The Reserve Bank of India (RBI), vide its Circular dated April 29, 2026, has issued the Reserve Bank of India (Non-Banking Financial Companies – Registration, Exemptions and Framework for Scale Based Regulation) Amendment Directions, 2026 (the “Amendment Directions”), introducing a targeted regulatory exemption within the framework of the Reserve Bank of India (Non-Banking Financial Companies – Registration, Exemptions and Framework for Scale Based Regulation) Directions, 2025 (the “Principal Directions”). The Amendment Directions will come into force on July 1, 2026.
The Amendment Directions introduce a narrowly defined exemption for a specific category of non-deposit taking NBFCs that (i) do not avail public funds, (ii) do not have any customer interface, and (iii) have an asset size of less than ₹1,000 crore as per their latest audited financial statements.
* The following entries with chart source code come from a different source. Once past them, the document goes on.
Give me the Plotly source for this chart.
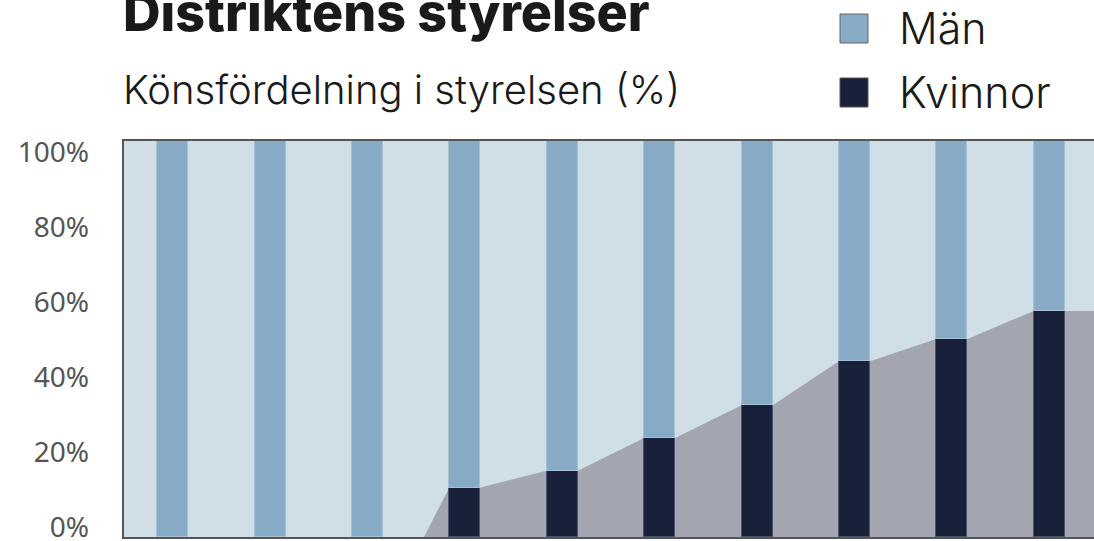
import plotly.graph_objects as go

# Styrelser, position 0..9 (vänster till höger)
positions = [0, 1, 2, 3, 4, 5, 6, 7, 8, 9]
kvinnor = [0, 0, 0, 12.5, 16.7, 25, 33.3, 44.4, 50, 57.1]
man = [100, 100, 100, 87.5, 83.3, 75, 66.7, 55.6, 50, 42.9]
y_ticks = [0, 20, 40, 60, 80, 100]
y_ticktext = ["0%", "20%", "40%", "60%", "80%", "100%"]

BAR_W = 0.32
AREA_START = 2.58

C_BG = "#d0dee7"
C_MAN = "#87aac5"
C_KV = "#18203a"
C_AREA = "#a3a5b0"

# area behind the bars, following the women's share
ax, ay = [-0.5, AREA_START], [0, 0]
for p, v in zip(positions, kvinnor):
    if v > 0:
        ax += [p - BAR_W / 2, p + BAR_W / 2]
        ay += [v, v]
ax.append(9.5)
ay.append(kvinnor[-1])

fig = go.Figure()
# area on the base axis, bars on an overlaid axis so they sit on top
fig.add_trace(go.Scatter(x=ax, y=ay, mode="lines", fill="tozeroy",
                         fillcolor=C_AREA, line=dict(width=0),
                         showlegend=False, hoverinfo="skip"))
fig.add_trace(go.Bar(x=positions, y=kvinnor, width=BAR_W, name="Kvinnor", yaxis="y3",
                     marker=dict(color=C_KV, line=dict(color="#4a5672", width=1)),
                     showlegend=False))
fig.add_trace(go.Bar(x=positions, y=man, width=BAR_W, name="Män", yaxis="y3",
                     marker=dict(color=C_MAN, line=dict(color="#a6bfd3", width=1)),
                     showlegend=False))
# invisible trace so the label axis gets drawn
fig.add_trace(go.Scatter(x=[0], y=[0], yaxis="y2", mode="markers",
                         marker=dict(opacity=0), showlegend=False, hoverinfo="skip"))

# plot area in pixels: x 124..1094, y 141..537
L, R, T, B = 124, 1094, 141, 537
def px(x):
    return (x - L) / (R - L)
def py(y):
    return (B - y) / (B - T)

shapes = [
    dict(type="rect", xref="paper", yref="paper",
         x0=px(840), x1=px(868), y0=py(43), y1=py(14),
         fillcolor=C_MAN, line=dict(color="#666666", width=1)),
    dict(type="rect", xref="paper", yref="paper",
         x0=px(840), x1=px(868), y0=py(107), y1=py(78),
         fillcolor=C_KV, line=dict(color="#555555", width=1)),
]

TXT = "#1a1a1a"
annotations = [
    dict(text="Distriktens styrelser", xref="paper", yref="paper",
         x=px(121), y=py(46), xanchor="left", yanchor="bottom", showarrow=False,
         font=dict(family="Inter", size=52, color=TXT, weight=800)),
    dict(text="Könsfördelning i styrelsen (%)", xref="paper", yref="paper",
         x=px(121), y=py(90), xanchor="left", yanchor="middle", showarrow=False,
         font=dict(family="Inter", size=40, color=TXT, weight=300)),
    dict(text="Män", xref="paper", yref="paper",
         x=px(897), y=py(28), xanchor="left", yanchor="middle", showarrow=False,
         font=dict(family="Inter", size=43, color=TXT, weight=300)),
    dict(text="Kvinnor", xref="paper", yref="paper",
         x=px(897), y=py(92), xanchor="left", yanchor="middle", showarrow=False,
         font=dict(family="Inter", size=43, color=TXT, weight=300)),
]

fig.update_layout(
    width=1094, height=541,
    margin=dict(l=L, r=0, t=T, b=541 - B),
    barmode="stack", bargap=0,
    paper_bgcolor="white", plot_bgcolor=C_BG,
    shapes=shapes, annotations=annotations,
    xaxis=dict(range=[-0.5, 9.5 - 4 / 97.4], showticklabels=False, showgrid=False,
               zeroline=False, showline=True, linecolor="#555555", linewidth=2,
               mirror=True, ticks="", automargin=False),
    yaxis=dict(range=[0, 100], showticklabels=False, showgrid=False,
               zeroline=False, showline=True, linecolor="#555555", linewidth=2,
               ticks="", automargin=False),
    yaxis3=dict(overlaying="y", range=[0, 100], visible=False, automargin=False),
    yaxis2=dict(overlaying="y", side="left", range=[-10 / 3.75, 100 + 11 / 3.75],
                tickvals=y_ticks, ticktext=y_ticktext, showgrid=False,
                zeroline=False, showline=False, ticks="", ticklabelstandoff=34,
                ticklabeloverflow="allow", automargin=False,
                tickfont=dict(family="Noto Sans", size=28, color="#555555")),
)

fig.write_html("out.html", config={"displayModeBar": False},
               post_script="document.body.style.margin='0';")
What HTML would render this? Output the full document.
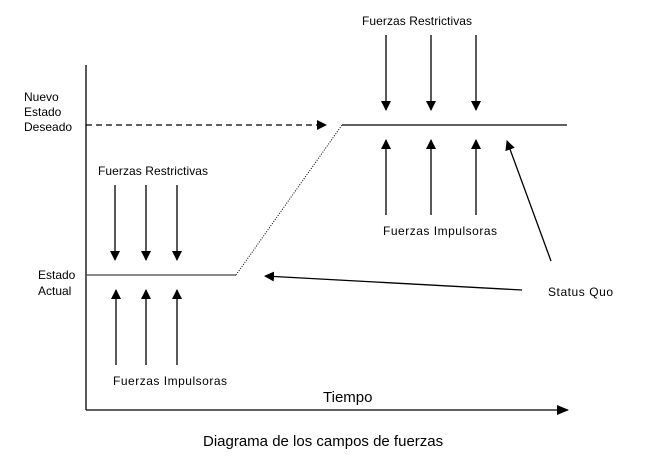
<!DOCTYPE html>
<html><head><style>
html,body{margin:0;padding:0;background:#fff;}
svg text{font-family:"Liberation Sans",Arial,sans-serif;fill:#000;}
</style></head><body>
<svg width="656" height="463" viewBox="0 0 656 463" xmlns="http://www.w3.org/2000/svg">
<defs>
<marker id="a" markerWidth="10" markerHeight="10" refX="9" refY="5" orient="auto" markerUnits="userSpaceOnUse">
<path d="M0,0 L10,5 L0,10 z" fill="#000"/>
</marker>
<marker id="b" markerWidth="12" markerHeight="12" refX="11" refY="6" orient="auto" markerUnits="userSpaceOnUse">
<path d="M0,1 L12,6 L0,11 z" fill="#000"/>
</marker>
</defs>
<g stroke="#000" stroke-width="1.3" fill="none">
<line x1="86" y1="65" x2="86" y2="410"/>
<line x1="86" y1="410" x2="568" y2="410" marker-end="url(#b)"/>
<line x1="86" y1="125" x2="326" y2="125" stroke-dasharray="6,4" marker-end="url(#a)"/>
<line x1="342" y1="125" x2="567" y2="125"/>
<line x1="86" y1="275" x2="236" y2="275" stroke="#444"/>
<line x1="236" y1="275" x2="342" y2="125" stroke-dasharray="1,1.5" stroke-width="1"/>
<line x1="386" y1="35" x2="386" y2="110" marker-end="url(#a)"/>
<line x1="431" y1="35" x2="431" y2="110" marker-end="url(#a)"/>
<line x1="476" y1="35" x2="476" y2="110" marker-end="url(#a)"/>
<line x1="386" y1="215" x2="386" y2="140" marker-end="url(#a)"/>
<line x1="431" y1="215" x2="431" y2="140" marker-end="url(#a)"/>
<line x1="476" y1="215" x2="476" y2="140" marker-end="url(#a)"/>
<line x1="551" y1="261" x2="507" y2="141" marker-end="url(#a)"/>
<line x1="522" y1="290" x2="265" y2="276" marker-end="url(#a)"/>
<line x1="115" y1="185" x2="115" y2="260" marker-end="url(#a)"/>
<line x1="146" y1="185" x2="146" y2="260" marker-end="url(#a)"/>
<line x1="177" y1="185" x2="177" y2="260" marker-end="url(#a)"/>
<line x1="116" y1="365" x2="116" y2="290" marker-end="url(#a)"/>
<line x1="146" y1="365" x2="146" y2="290" marker-end="url(#a)"/>
<line x1="177" y1="365" x2="177" y2="290" marker-end="url(#a)"/>
</g>
<g font-size="12">
<text x="362" y="25" textLength="110" lengthAdjust="spacing">Fuerzas Restrictivas</text>
<text x="98" y="175" textLength="110" lengthAdjust="spacing">Fuerzas Restrictivas</text>
<text x="383" y="235" textLength="114" lengthAdjust="spacing">Fuerzas Impulsoras</text>
<text x="113" y="385" textLength="114" lengthAdjust="spacing">Fuerzas Impulsoras</text>
<text x="548" y="296" textLength="65" lengthAdjust="spacing">Status Quo</text>
<text x="24" y="101">Nuevo</text>
<text x="24" y="116">Estado</text>
<text x="24" y="131">Deseado</text>
<text x="38" y="279">Estado</text>
<text x="38" y="295">Actual</text>
</g>
<text x="323" y="402" font-size="15">Tiempo</text>
<text x="203" y="446" font-size="15">Diagrama de los campos de fuerzas</text>
</svg>
</body></html>
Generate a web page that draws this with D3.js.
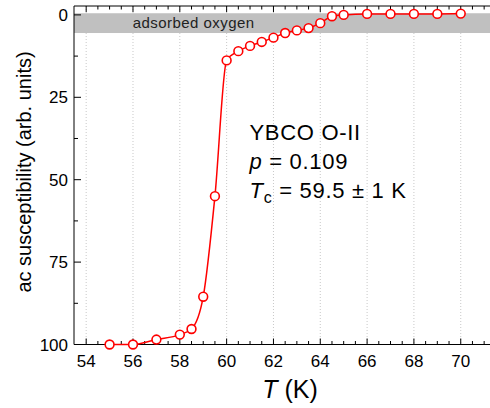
<!DOCTYPE html>
<html><head><meta charset="utf-8">
<script src="https://cdn.jsdelivr.net/npm/d3@7"></script>
<style>body{margin:0;background:#fff}svg{display:block}text{font-family:"Liberation Sans",Arial,sans-serif}</style>
</head><body><svg id="c" width="490" height="408"></svg>
<script>
const temps = [55,56,57,58,58.5,59,59.5,60,60.5,61,61.5,62,62.5,63,63.5,64,64.5,65,66,67,68,69,70];
const chi   = [100,100,98.5,97,95.3,85.5,55,13.8,11,9.4,8.2,6.9,5.5,4.7,4.0,2.5,0.4,0,-0.3,-0.3,-0.3,-0.3,-0.4];
const xTicks = [54,56,58,60,62,64,66,68,70];
const yTicks = [0,25,50,75,100];
const band = [-0.5, 5.5];
const bandLabel = "adsorbed oxygen";

const svg = d3.select("#c");
const L=74, R=490, T=6, B=344.5;
const x = d3.scaleLinear().domain([53.48, 71.25]).range([L, R]);
const y = d3.scaleLinear().domain([-2.7, 100]).range([T, B]);

// grid
svg.append("g").selectAll("line").data(xTicks).join("line")
  .attr("x1",d=>x(d)).attr("x2",d=>x(d)).attr("y1",T).attr("y2",B)
  .attr("stroke","#c8c8c8").attr("stroke-width",1).attr("stroke-dasharray","1,2");

// band
svg.append("rect").attr("x",L).attr("width",R-L)
  .attr("y",y(band[0])).attr("height",y(band[1])-y(band[0])).attr("fill","#c0c0c0");
svg.append("text").attr("x",132.7).attr("y",28.3).attr("font-size",15).attr("letter-spacing",0.45)
  .attr("fill","#222").text(bandLabel);

// axes
const minorX = d3.range(54,71.01,0.5).filter(v=>!xTicks.includes(v));
const minorY = [12.5,37.5,62.5,87.5];
const ax = svg.append("g").attr("stroke","#000").attr("stroke-width",1);
ax.append("line").attr("x1",L).attr("x2",R).attr("y1",B).attr("y2",B);
ax.append("line").attr("x1",L).attr("x2",R).attr("y1",T).attr("y2",T);
ax.append("line").attr("x1",L).attr("x2",L).attr("y1",T).attr("y2",B);
xTicks.forEach(v=>{
  ax.append("line").attr("x1",x(v)).attr("x2",x(v)).attr("y1",B).attr("y2",B-6);
  ax.append("line").attr("x1",x(v)).attr("x2",x(v)).attr("y1",T).attr("y2",T+6);
});
minorX.forEach(v=>{
  ax.append("line").attr("x1",x(v)).attr("x2",x(v)).attr("y1",B).attr("y2",B-3.5);
  ax.append("line").attr("x1",x(v)).attr("x2",x(v)).attr("y1",T).attr("y2",T+3.5);
});
yTicks.forEach(v=>ax.append("line").attr("x1",L).attr("x2",L+7).attr("y1",y(v)).attr("y2",y(v)));
minorY.forEach(v=>ax.append("line").attr("x1",L).attr("x2",L+4).attr("y1",y(v)).attr("y2",y(v)));

svg.append("g").selectAll("text").data(xTicks).join("text")
  .attr("x",d=>x(d)).attr("y",367).attr("text-anchor","middle").attr("font-size",17).text(d=>d);
svg.append("g").selectAll("text").data(yTicks).join("text")
  .attr("x",68).attr("y",d=>y(d)+6).attr("text-anchor","end").attr("font-size",17).text(d=>d);

// axis titles
const xt = svg.append("text").attr("x",290).attr("y",398).attr("text-anchor","middle").attr("font-size",25);
xt.append("tspan").attr("font-style","italic").text("T");
xt.append("tspan").text(" (K)");
svg.append("text").attr("transform","translate(31,172) rotate(-90)").attr("text-anchor","middle")
  .attr("font-size",20).text("ac susceptibility (arb. units)");

// curve
const pts = temps.map((t,i)=>[t,chi[i]]);
svg.append("path").datum(pts)
  .attr("d",d3.line().x(d=>x(d[0])).y(d=>y(d[1])).curve(d3.curveMonotoneX))
  .attr("fill","none").attr("stroke","#ff0000").attr("stroke-width",1.5);
svg.append("g").selectAll("circle").data(pts).join("circle")
  .attr("cx",d=>x(d[0])).attr("cy",d=>y(d[1])).attr("r",4.4)
  .attr("fill","#fff").attr("stroke","#ff0000").attr("stroke-width",1.6);

// annotation
const fs=22, ls=0.7;
svg.append("text").attr("x",249.5).attr("y",140).attr("font-size",fs).attr("letter-spacing",ls).text("YBCO O-II");
const a2 = svg.append("text").attr("x",249.5).attr("y",169).attr("font-size",fs).attr("letter-spacing",ls);
a2.append("tspan").attr("font-style","italic").text("p");
a2.append("tspan").text(" = 0.109");
const a3 = svg.append("text").attr("x",249.5).attr("y",198).attr("font-size",fs).attr("letter-spacing",ls);
a3.append("tspan").attr("font-style","italic").text("T");
a3.append("tspan").attr("font-size",16).attr("dy",5).text("c");
a3.append("tspan").attr("dy",-5).text(" = 59.5 ± 1 K");
</script></body></html>
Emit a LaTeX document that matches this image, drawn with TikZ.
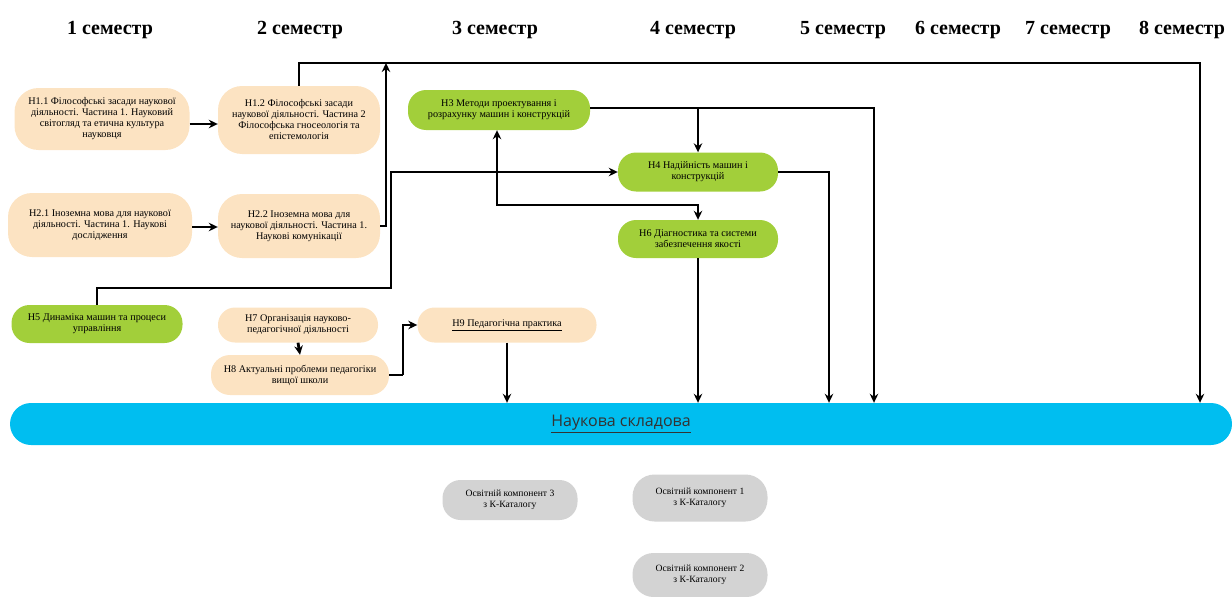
\documentclass[tikz,border=0pt]{standalone}
\usepackage{fontspec}
\setmainfont{Liberation Serif}
\newfontfamily\tnr{Liberation Serif}
\newfontfamily\barfont{Open Sans}
\usetikzlibrary{arrows.meta,calc}
\definecolor{peach}{HTML}{FCE3C2}
\definecolor{lime}{HTML}{A2CF3A}
\definecolor{greyc}{HTML}{D3D3D3}
\definecolor{cyanbar}{HTML}{00BEF0}
\tikzset{
  box/.style={rectangle, align=center, inner sep=2pt, font=\tnr\fontsize{10.2}{11}\selectfont},
  pbox/.style={box, fill=peach, rounded corners=24pt},
  gbox/.style={box, fill=lime, rounded corners=18pt},
  kbox/.style={box, fill=greyc, rounded corners=18pt, font=\tnr\fontsize{9.6}{11}\selectfont},
  sem/.style={font=\tnr\fontsize{20}{22}\selectfont\bfseries},
  arr/.style={line width=2.8pt, -{Stealth[length=9pt,width=8.5pt]}},
  ln/.style={line width=2.8pt},
  dbl/.style={line width=2.8pt, {Stealth[length=9pt,width=8.5pt]}-{Stealth[length=9pt,width=8.5pt]}}
}
\begin{document}
\begin{tikzpicture}[x=1pt,y=-1pt]
\useasboundingbox (0,0) rectangle (1232,597);
% headers
\node[sem] (s1) at (110,30) {1 семестр};
\node[sem] (s2) at (300,30) {2 семестр};
\node[sem] (s3) at (495,30) {3 семестр};
\node[sem] (s4) at (693,30) {4 семестр};
\node[sem] (s5) at (843,30) {5 семестр};
\node[sem] (s6) at (958,30) {6 семестр};
\node[sem] (s7) at (1068,30) {7 семестр};
\node[sem] (s8) at (1182,30) {8 семестр};
% nodes
\node[pbox, minimum width=175pt, minimum height=62pt] (n11) at (102,119) {Н1.1 Філософські засади наукової\\діяльності. Частина 1. Науковий\\світогляд та етична культура\\науковця};
\node[pbox, minimum width=162pt, minimum height=68pt] (n12) at (299,120) {Н1.2 Філософські засади\\наукової діяльності. Частина 2\\Філософська гносеологія та\\епістемологія};
\node[pbox, minimum width=184pt, minimum height=64pt] (n21) at (100,225) {Н2.1 Іноземна мова для наукової\\діяльності. Частина 1. Наукові\\дослідження};
\node[pbox, minimum width=162pt, minimum height=64pt] (n22) at (299,226) {Н2.2 Іноземна мова для\\наукової діяльності. Частина 1.\\Наукові комунікації};
\node[gbox, minimum width=171pt, minimum height=38pt] (n5) at (97,324) {Н5 Динаміка машин та процеси\\управління};
\node[pbox, minimum width=160pt, minimum height=35pt, rounded corners=17pt] (n7) at (298,325) {Н7 Організація науково-\\педагогічної діяльності};
\node[pbox, minimum width=178pt, minimum height=40pt, rounded corners=19pt] (n8) at (300,375) {Н8 Актуальні проблеми педагогіки\\вищої школи};
\node[pbox, minimum width=179pt, minimum height=35pt, rounded corners=17pt] (n9) at (507,325) {\underline{Н9 Педагогічна практика}};
\node[gbox, minimum width=182pt, minimum height=40pt] (n3) at (499,110) {Н3 Методи проектування і\\розрахунку машин і конструкцій};
\node[gbox, minimum width=160pt, minimum height=39pt] (n4) at (698,172) {Н4 Надійність машин і\\конструкцій};
\node[gbox, minimum width=160pt, minimum height=38pt] (n6) at (698,239) {Н6 Діагностика та системи\\забезпечення якості};
% bar
\node[fill=cyanbar, rounded corners=21pt, minimum width=1222pt, minimum height=42pt, inner sep=0pt,
      font=\barfont\fontsize{16}{18}\selectfont, text=black!80] (bar) at (621,424) {\underline{Наукова складова}};
% grey
\node[kbox, minimum width=135pt, minimum height=40pt] (k3) at (510,500) {Освітній компонент 3\\з К-Каталогу};
\node[kbox, minimum width=135pt, minimum height=47pt, rounded corners=22pt] (k1) at (700,498) {Освітній компонент 1\\з К-Каталогу};
\node[kbox, minimum width=135pt, minimum height=44pt, rounded corners=21pt] (k2) at (700,575) {Освітній компонент 2\\з К-Каталогу};
% helper coordinates
\coordinate (top8) at (1200,63);
\coordinate (j1) at (386,63);
\coordinate (t5) at (391,288);
\coordinate (r3) at (874,108);
\coordinate (r4) at (829,172);
\coordinate (d36) at (497,205);
\coordinate (p8) at (403,375);
% connectors
\draw[arr] (n11.east |- 0,124) -- (n12.west |- 0,124);
\draw[arr] (n21.east |- 0,227) -- (n22.west |- 0,227);
\draw[arr] (n12.north) |- (top8) -- (top8 |- bar.north);
\draw[arr] (n22.east) -| (j1);
\draw[arr] (n5.north) |- (t5) |- (n4.west);
\draw[arr] (n3.east |- r3) -- (r3) -- (r3 |- bar.north);
\draw[arr] (n4.north |- r3) -- (n4.north);
\draw[arr] (n4.east) -| (r4) -- (r4 |- bar.north);
\draw[dbl] (d36 |- n3.south) -- (d36) -| (n6.north);
\draw[arr] (n6.south) -- (n6.south |- bar.north);
\draw[arr] (n7.south) -- (n8.north);
\draw[ln] (n8.east) -- (p8);
\draw[arr] (p8) |- (n9.west);
\draw[arr] (n9.south) -- (n9.south |- bar.north);
\end{tikzpicture}
\end{document}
Such entities are exempted from the applicability of Sections 45-IA and 45-IC of the Reserve Bank of India Act, 1934, which respectively require compulsory registration with the RBI and the creation of a statutory reserve fund.
This exemption must be viewed in the context of the broader Scale Based Regulation (SBR) framework, which classifies NBFCs based on size, activity and systemic importance. While the Amendment Directions operate within this risk-based approach, the exemption itself is conditional and limited to entities that follow a business model without access to public funds and without customer-facing operations.
The Amendment Directions also provide a transition pathway for existing NBFCs meeting the prescribed criteria. Such entities, including those currently holding a Certificate of Registration (CoR) as Type I NBFCs, may apply to the RBI for deregistration within a period of six months, i.e., on or before December 31, 2026. Applications are required to be made through the PRAVAAH portal and must be supported by prescribed documentation, including audited financial statements, auditor certifications, and board resolutions confirming the absence of public funds and customer interface.
The exemption is subject to ongoing compliance conditions. Eligible entities are required to maintain their status as non-public fund NBFCs without customer interface, make appropriate disclosures in the notes to their financial statements, and ensure that their statutory auditors report any deviation from these conditions to the RBI. In addition, where multiple such entities exist within a group, their asset sizes are required to be aggregated for determining eligibility under the ₹1,000 crore threshold.
It is also clarified that the exemption is limited to Sections 45-IA and 45-IC of the RBI Act, 1934, and such entities continue to remain subject to other applicable provisions of the Act. The RBI retains supervisory and enforcement powers, including the ability to take action in case of non-compliance.